Barbara Massey is one of those proponents, who at 95-years-old still lives an active life. Massey is eager to see TNCs in city limits to allow her more opportunity to get out of the house.
“Spontaneity is absolutely gone from my life,” Massey said. “There’s no such thing as if I’m baking something and I don’t have cinnamon or whatever, I can’t just go down to the store and get it.”
Massey no longer drives herself places. She says the driving services currently offered in Ashland haven’t offered her the flexibility she needs to live her life. She says there are a lot of people in her community that are in the same situation, who want to get out and stay active, but feel restricted by the services they depend on to do so. However, those services offer their own concerns.

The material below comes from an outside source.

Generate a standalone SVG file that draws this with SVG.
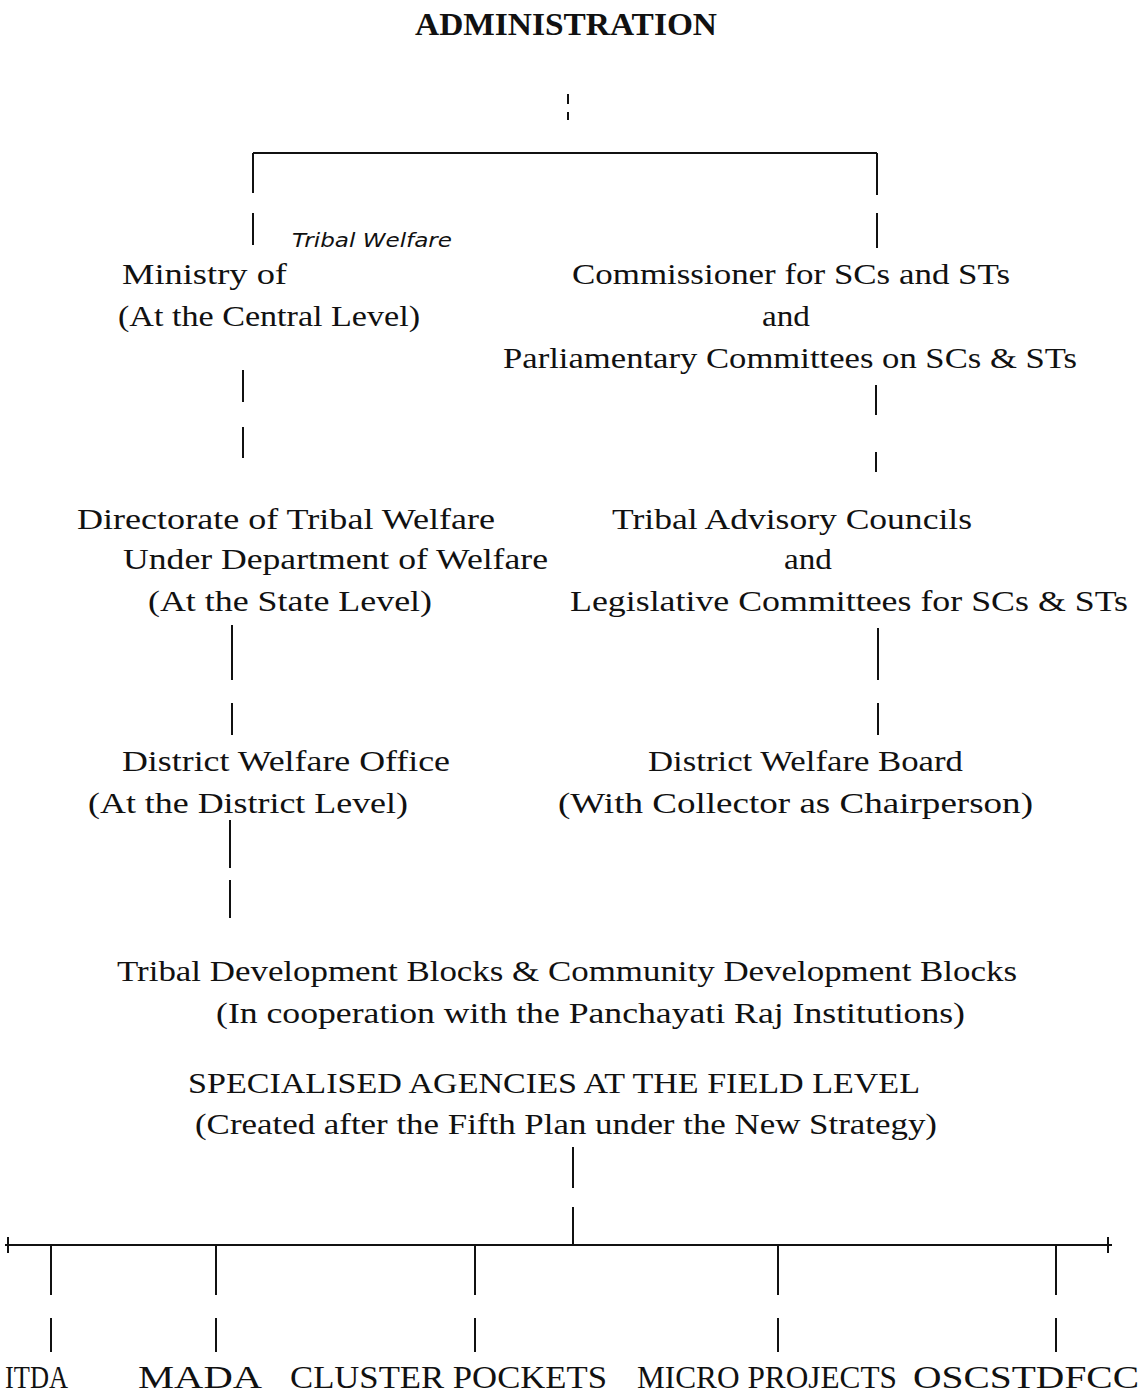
<svg xmlns="http://www.w3.org/2000/svg" width="1142" height="1397" viewBox="0 0 1142 1397">
<style>
text{font-family:"Liberation Serif","Times New Roman",serif;font-size:30px;fill:#111;}
.b{font-weight:bold;font-size:32px;}
.lab{font-size:32px;}
.hw{font-family:"DejaVu Sans",sans-serif;font-style:italic;font-size:19px;}
.c line{stroke:#111;stroke-width:2;}
</style>
<rect width="1142" height="1397" fill="#fff"/>
<g id="title"><text x="415" y="35" class="b" textLength="302" lengthAdjust="spacingAndGlyphs">ADMINISTRATION</text></g>
<g id="ministry">
<text x="122" y="284" textLength="165" lengthAdjust="spacingAndGlyphs">Ministry of</text>
<text x="292" y="247" class="hw" textLength="160" lengthAdjust="spacingAndGlyphs">Tribal Welfare</text>
<text x="118" y="326" textLength="302" lengthAdjust="spacingAndGlyphs">(At the Central Level)</text>
</g>
<g id="commissioner">
<text x="572" y="284" textLength="438" lengthAdjust="spacingAndGlyphs">Commissioner for SCs and STs</text>
<text x="762" y="326" textLength="48" lengthAdjust="spacingAndGlyphs">and</text>
<text x="503" y="368" textLength="574" lengthAdjust="spacingAndGlyphs">Parliamentary Committees on SCs &amp; STs</text>
</g>
<g id="directorate">
<text x="77" y="529" textLength="418" lengthAdjust="spacingAndGlyphs">Directorate of Tribal Welfare</text>
<text x="123" y="569" textLength="425" lengthAdjust="spacingAndGlyphs">Under Department of Welfare</text>
<text x="148" y="611" textLength="284" lengthAdjust="spacingAndGlyphs">(At the State Level)</text>
</g>
<g id="tac">
<text x="612" y="529" textLength="360" lengthAdjust="spacingAndGlyphs">Tribal Advisory Councils</text>
<text x="784" y="569" textLength="48" lengthAdjust="spacingAndGlyphs">and</text>
<text x="570" y="611" textLength="558" lengthAdjust="spacingAndGlyphs">Legislative Committees for SCs &amp; STs</text>
</g>
<g id="dwo">
<text x="122" y="771" textLength="328" lengthAdjust="spacingAndGlyphs">District Welfare Office</text>
<text x="88" y="813" textLength="320" lengthAdjust="spacingAndGlyphs">(At the District Level)</text>
</g>
<g id="dwb">
<text x="648" y="771" textLength="315" lengthAdjust="spacingAndGlyphs">District Welfare Board</text>
<text x="558" y="813" textLength="475" lengthAdjust="spacingAndGlyphs">(With Collector as Chairperson)</text>
</g>
<g id="blocks">
<text x="117" y="981" textLength="900" lengthAdjust="spacingAndGlyphs">Tribal Development Blocks &amp; Community Development Blocks</text>
<text x="216" y="1023" textLength="749" lengthAdjust="spacingAndGlyphs">(In cooperation with the Panchayati Raj Institutions)</text>
</g>
<g id="agencies">
<text x="188" y="1093" textLength="732" lengthAdjust="spacingAndGlyphs">SPECIALISED AGENCIES AT THE FIELD LEVEL</text>
<text x="195" y="1134" textLength="742" lengthAdjust="spacingAndGlyphs">(Created after the Fifth Plan under the New Strategy)</text>
</g>
<g id="itda"><text x="5" y="1388" class="lab" textLength="63" lengthAdjust="spacingAndGlyphs">ITDA</text></g>
<g id="mada"><text x="138" y="1388" class="lab" textLength="124" lengthAdjust="spacingAndGlyphs">MADA</text></g>
<g id="cluster"><text x="290" y="1388" class="lab" textLength="317" lengthAdjust="spacingAndGlyphs">CLUSTER POCKETS</text></g>
<g id="micro"><text x="637" y="1388" class="lab" textLength="260" lengthAdjust="spacingAndGlyphs">MICRO PROJECTS</text></g>
<g id="oscstdfcc"><text x="913" y="1388" class="lab" textLength="226" lengthAdjust="spacingAndGlyphs">OSCSTDFCC</text></g>
<g id="connectors" class="c">
<line x1="568" y1="94" x2="568" y2="104"/>
<line x1="568" y1="112" x2="568" y2="120"/>
<line x1="253" y1="153" x2="877" y2="153"/>
<line x1="253" y1="153" x2="253" y2="193"/>
<line x1="253" y1="213" x2="253" y2="245"/>
<line x1="877" y1="153" x2="877" y2="195"/>
<line x1="877" y1="213" x2="877" y2="248"/>
<line x1="243" y1="370" x2="243" y2="402"/>
<line x1="243" y1="427" x2="243" y2="458"/>
<line x1="876" y1="385" x2="876" y2="415"/>
<line x1="876" y1="452" x2="876" y2="472"/>
<line x1="232" y1="625" x2="232" y2="680"/>
<line x1="232" y1="703" x2="232" y2="735"/>
<line x1="878" y1="628" x2="878" y2="680"/>
<line x1="878" y1="703" x2="878" y2="735"/>
<line x1="230" y1="820" x2="230" y2="868"/>
<line x1="230" y1="880" x2="230" y2="918"/>
<line x1="573" y1="1147" x2="573" y2="1188"/>
<line x1="573" y1="1207" x2="573" y2="1245"/>
<line x1="5" y1="1245" x2="1112" y2="1245"/>
<line x1="8" y1="1237" x2="8" y2="1253"/>
<line x1="1108" y1="1237" x2="1108" y2="1253"/>
<line x1="51" y1="1245" x2="51" y2="1295"/>
<line x1="51" y1="1318" x2="51" y2="1352"/>
<line x1="216" y1="1245" x2="216" y2="1295"/>
<line x1="216" y1="1318" x2="216" y2="1352"/>
<line x1="475" y1="1245" x2="475" y2="1295"/>
<line x1="475" y1="1318" x2="475" y2="1352"/>
<line x1="778" y1="1245" x2="778" y2="1295"/>
<line x1="778" y1="1318" x2="778" y2="1352"/>
<line x1="1056" y1="1245" x2="1056" y2="1295"/>
<line x1="1056" y1="1318" x2="1056" y2="1352"/>
</g>
</svg>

At Tuesday night’s city council meeting, Nancy Buffington, owner of Cascade Airport Shuttle, expressed concern about the city changing its background check and fingerprinting standards to accommodate the companies.
“Where’s the safety? Why do we have to change our regulations once again to support a large corporation to come into our community if they can’t abide by the safety standards that we’ve had in place that have worked very well,” Buffington said.

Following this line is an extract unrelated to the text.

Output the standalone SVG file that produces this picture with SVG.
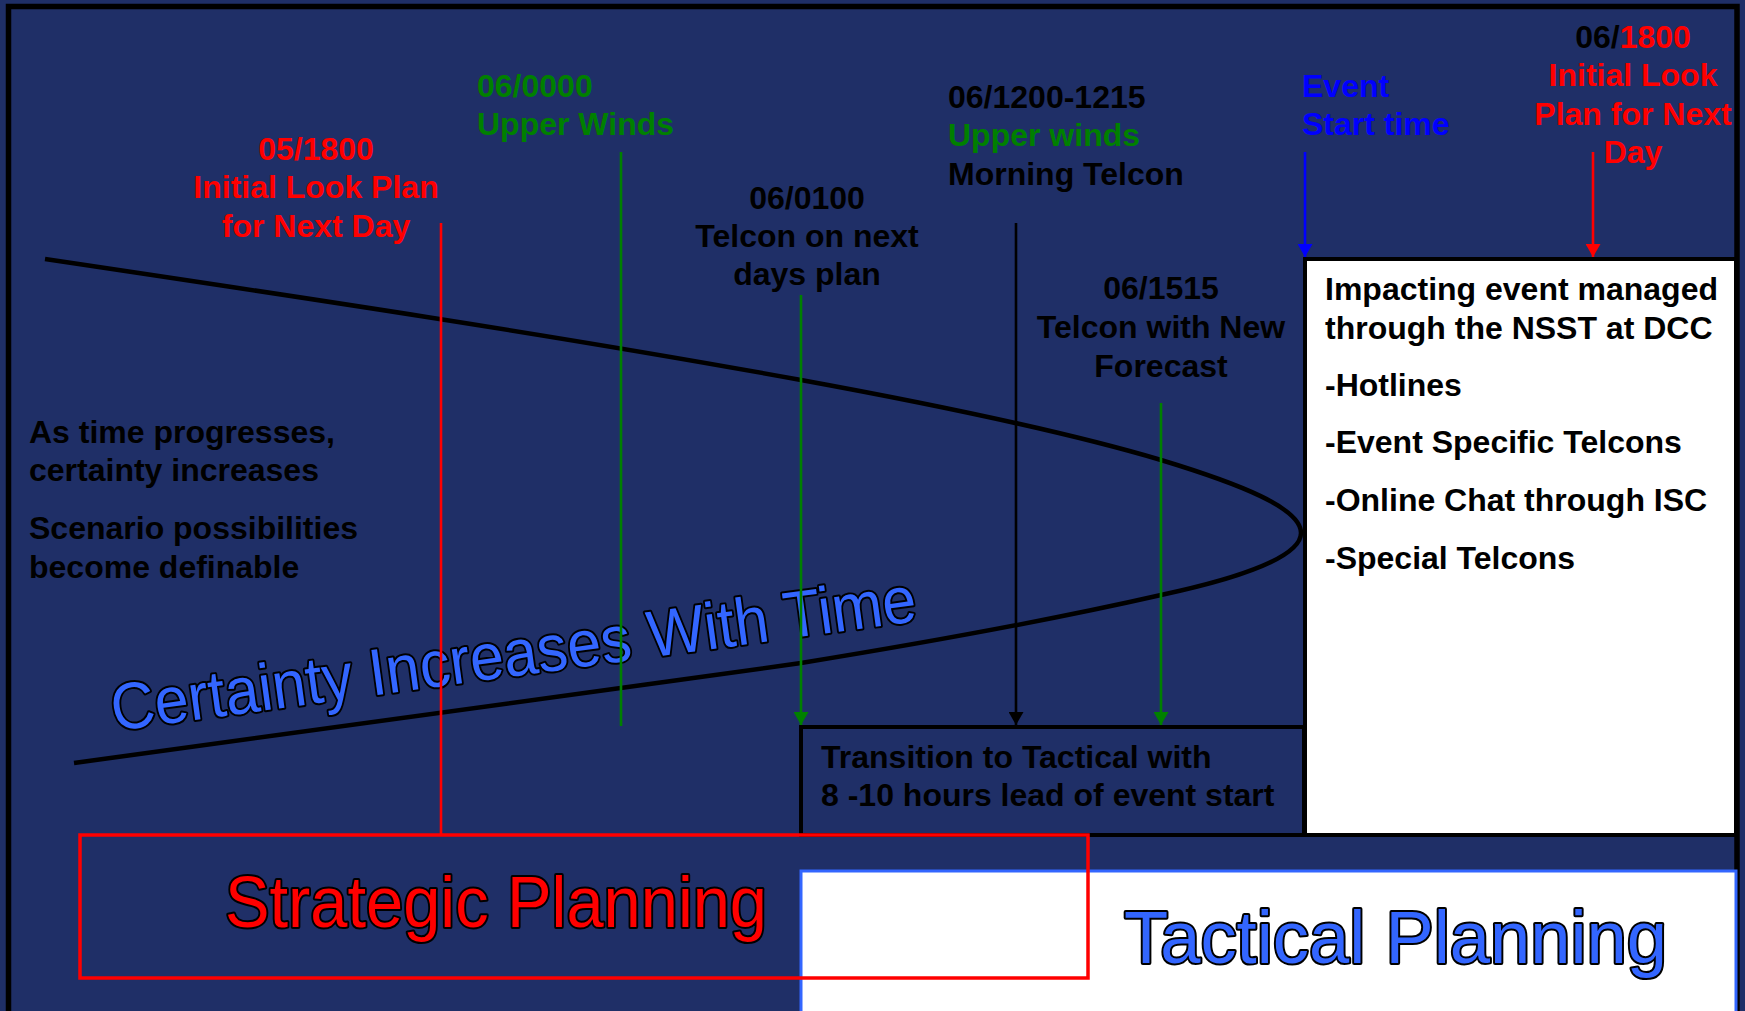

With lingering concerns, Councilor Rich Rosenthal asked his counterparts to revisit the ordinance one year from now.
“Ordinances can be modified." Rosenthal said. "The genie is out of the bottle. At least we can do a follow up to see if - and maybe there won’t be any issues or opportunities - but it would be nice to have that discussion,”
Rosenthal is one of the two council members in opposition joined by Councilor Tonya Graham.
Now that the city has opened to TNCs, those companies may come forward and decide to operate in city limits. Nothing is guaranteed, but with Ashland modeling their ordinance after Medford’s and making amendments as needed, the city has worked to satisfy the companies’ ideal factors.